Really, if the symbiote is meant to be a metaphor for substance abuse and the temptation the weak and so forth, then Mary Jane should have been Venom all along.
It's really impossible to count the ways in which this girlfriend totally sucks, and that she doesn't die in poetic tribute to Gwen is "Spider-Man 3's" biggest flaw. On the other hand there's Gwen Stacy, portrayed by Bryce Dallas Howard as intelligent, kind, compassionate and of upstanding character. Also, she's really hot and works as a model because people actually enjoy seeing her, unlike the apparently talentless and much-reviled Mary Jane Watson. Naturally, the rescue of Gwen from a collapsing building is the film's most astonishing action sequence, which depicts precisely the sort of superhero splendor that comic fans have come to expect from Sam Raimi's "Spider-Man" movies. The sight of Spidey leaping from piece to piece of falling debris to rescue a plummeting Gwen Stacy is something that will humble even the most joyless mechanical web-shooter fetishists. It looks completely real yet totally stylized, and ties with "Superman Returns'" plane rescue sequence for most awe-inspiring superhero moment on film.

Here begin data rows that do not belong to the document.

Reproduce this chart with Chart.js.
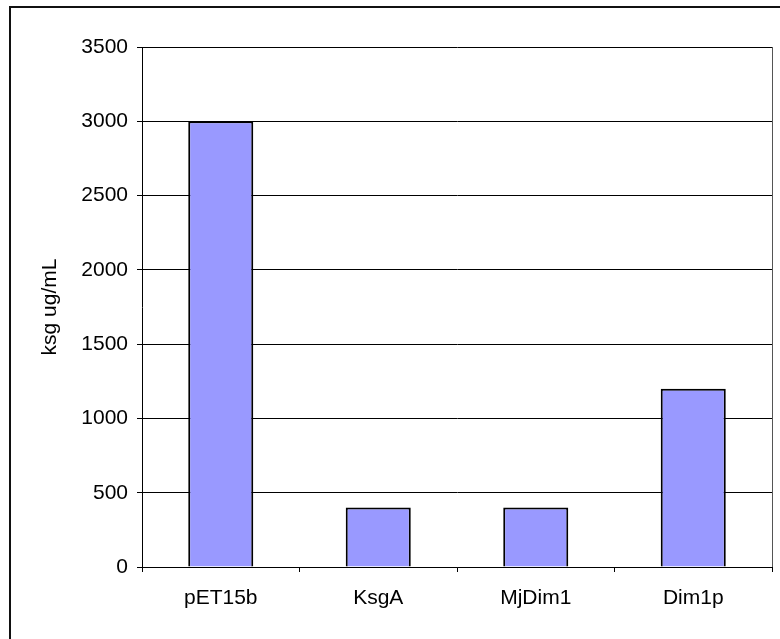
<!DOCTYPE html>
<html lang="en">
<head>
  <meta charset="UTF-8">
  <title>ksg ug/mL</title>
  <script src="https://cdn.jsdelivr.net/npm/chart.js"></script>
  <style>
    html, body { margin: 0; padding: 0; background: #fff; overflow: hidden; }
    #frame {
      position: absolute; left: 9px; top: 6px;
      width: 900px; height: 900px;
      border: 2px solid #111;
    }
    #wrap { position: absolute; left: 0; top: 0; width: 780px; height: 639px; }
  </style>
</head>
<body>
  <div id="frame"></div>
  <div id="wrap">
    <canvas id="ksgChart" width="780" height="639"></canvas>
  </div>

  <script>
    // values
    const strains = ['pET15b', 'KsgA', 'MjDim1', 'Dim1p'];
    const ksgValues = [3000, 400, 400, 1200];
    const yTicks = [0, 500, 1000, 1500, 2000, 2500, 3000, 3500];

    const font = { family: '"Liberation Sans", Arial, sans-serif', size: 21 };

    // right edge of the plot area
    const plotBorder = {
      id: 'plotBorder',
      afterDraw(chart) {
        const { ctx, chartArea } = chart;
        ctx.save();
        ctx.strokeStyle = '#555';
        ctx.lineWidth = 1;
        ctx.beginPath();
        ctx.moveTo(Math.round(chartArea.right) + 0.5, chartArea.top);
        ctx.lineTo(Math.round(chartArea.right) + 0.5, chartArea.bottom);
        ctx.stroke();
        ctx.restore();
      }
    };

    new Chart(document.getElementById('ksgChart'), {
      type: 'bar',
      data: {
        labels: strains,
        datasets: [{
          label: 'ksg ug/mL',
          data: ksgValues,
          backgroundColor: '#9999ff',
          borderColor: '#000',
          borderWidth: 2,
          categoryPercentage: 1,
          barPercentage: 0.413
        }]
      },
      options: {
        responsive: false,
        animation: false,
        layout: { padding: { left: 38, top: 47, right: 8, bottom: 0 } },
        plugins: {
          legend: { display: false },
          tooltip: { enabled: false }
        },
        scales: {
          y: {
            min: 0,
            max: 3500,
            afterBuildTicks(scale) { scale.ticks = yTicks.map(v => ({ value: v })); },
            afterFit(scale) { scale.width = 104; },
            border: { color: '#000', width: 1 },
            grid: { color: '#000', lineWidth: 1, tickLength: 5 },
            ticks: { color: '#000', font, padding: 9, callback: v => String(v) },
            title: {
              display: true,
              text: 'ksg ug/mL',
              color: '#000',
              font,
              padding: 0
            }
          },
          x: {
            afterFit(scale) { scale.height = 72; },
            border: { color: '#000', width: 1 },
            grid: { offset: true, drawOnChartArea: false, color: '#000', tickLength: 5 },
            ticks: { color: '#000', font, padding: 14, maxRotation: 0 }
          }
        }
      },
      plugins: [plotBorder]
    });
  </script>
</body>
</html>
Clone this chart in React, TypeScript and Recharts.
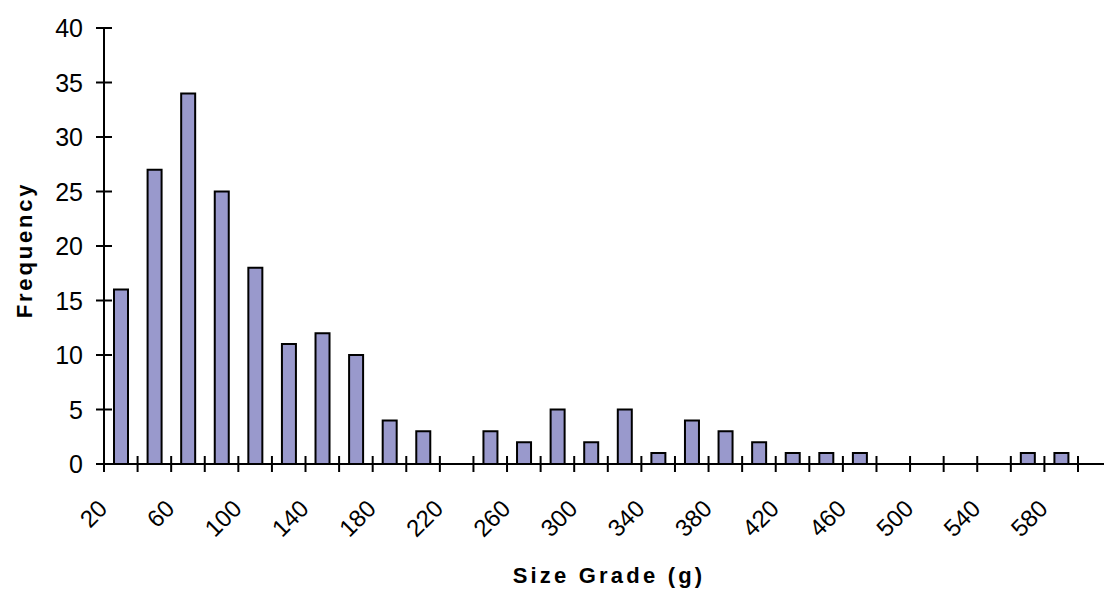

If you see the film and disagree, it's only because there's another "Spider-Man 3" action scene you thought was slightly better. There's a tremendous amount of action in this film. More so than any other "Spider-Man" movie, and possibly more so than any other superhero film. One of the best fights is between Spider-Man and Harry Osborne, which of course has been building up since the first film. The twisted journey of Harry Osborne is perhaps the "Spider-Man" films' most prevalent subplot, and the turns he takes in "3" are among the film's most excellent scenes. It's because of this that I find the Mary Jane situation even more confounding. The events of previous films have been leading up to a massive revenge plot against Spider-Man on the part of Harry and the "ghost" of his dead father Norman. Even though Raimi stages a positively glorious battle sequence between Harry's Nu-Goblin and Spidey, the filmmaker makes a big deal out of Norman's ghost explaining to Harry that the sweetest revenge against Spider-Man - revenge against Spider-Man for killing Norman Osborne, mind - is to attack Peter Parker's "heart."
As depicted in "Spider-Man 3," the grand revenge plan is for Harry to fly into Mary Jane's house and scare her into breaking up with Peter, thus ruining his life forever... or something. That's it, the Osbornes' revenge against Spider-Man for all he'd done to them. Make his already a pain-in-the-ass cheating girlfriend leave him - and just for a minute, because you know they just get back together at the end anyway.
Paradoxically, the underwhelming "revenge" event and Mary Jane's general awfulness create ripples in the story that are easily the film's most memorable non-action moments. Depressed and angry about his Osborne-manipulated fortunes with Mary Jane, Peter embraces the warmth of the explanationless symbiote from outer space, which inspires him to strut hilariously down the streets of New York, buy black designer suits, comb his hair down in front of his face, stare rudely at passing women and perform meticulously choreographed dance numbers a la Jim Carrey in "The Mask." It's all really quite wonderful. Another pleasant Mary Jane side effect is Bruce Campbell's turn as the maître d' at the French restaurant where Peter plans to propose marriage. Peter enlists Campbell's help in delivering Mary Jane's ring in a champagne flute, but due to his trademark jackassery and outrageous faux-French accent, it's a naturally taxing affair for the beleaguered Spider-Man. The scene is one more in an unbroken run of movie-stealing performances from Bruce Campbell, who has appeared in every "Spider-Man" film so far. JK Simmons, Ted Raimi and the rest of the Daily Bugle crew turn in similarly great scenes that make you wonder why the movie isn't just about them. Until you see some cool ultra-violence, and then you remember it's a Spider-Man movie.
Writers Sam Raimi, Ivan Raimi and Alvin Sargent as well as the entire cast and crew deserve all the respect and admiration they're sure to receive for "Spider-Man 3," as it is easily the most complex and deftly orchestrated superhero epic ever filmed. I viewed the film while sitting next to a very popular and acclaimed comic book writer, and he remarked to me that "Everything - the emotion, the action, the plot - everything was balanced so perfectly. It's the best of the three." While "3" doesn't contain a scene that even approaches the intensity of "2's" "He's just a kid" moment, the writer was correct: "3" is #1. Quibbles aside, the story made sense unto itself, was never confusing and wrapped up its unresolved plotlines as perfectly as it could given its running time (short of killing Mary Jane and replacing her with Gwen, of course). The performances and direction are totally sincere and brimming over with genuine affection for Spider-Man and his legend. And despite the enormous amount of characters, action and sci-fi superhero plot going on in this film, "Spider-Man 3" never feels weighted down, tedious or boring. With the X-franchise closed, the Fantastic Four doomed to horribleness and "Superman Returns 2" still years away, "Spider-Man 3" may very well be the last piece of quality, high-flying super powered action fans are likely to see on screen for a long, long time.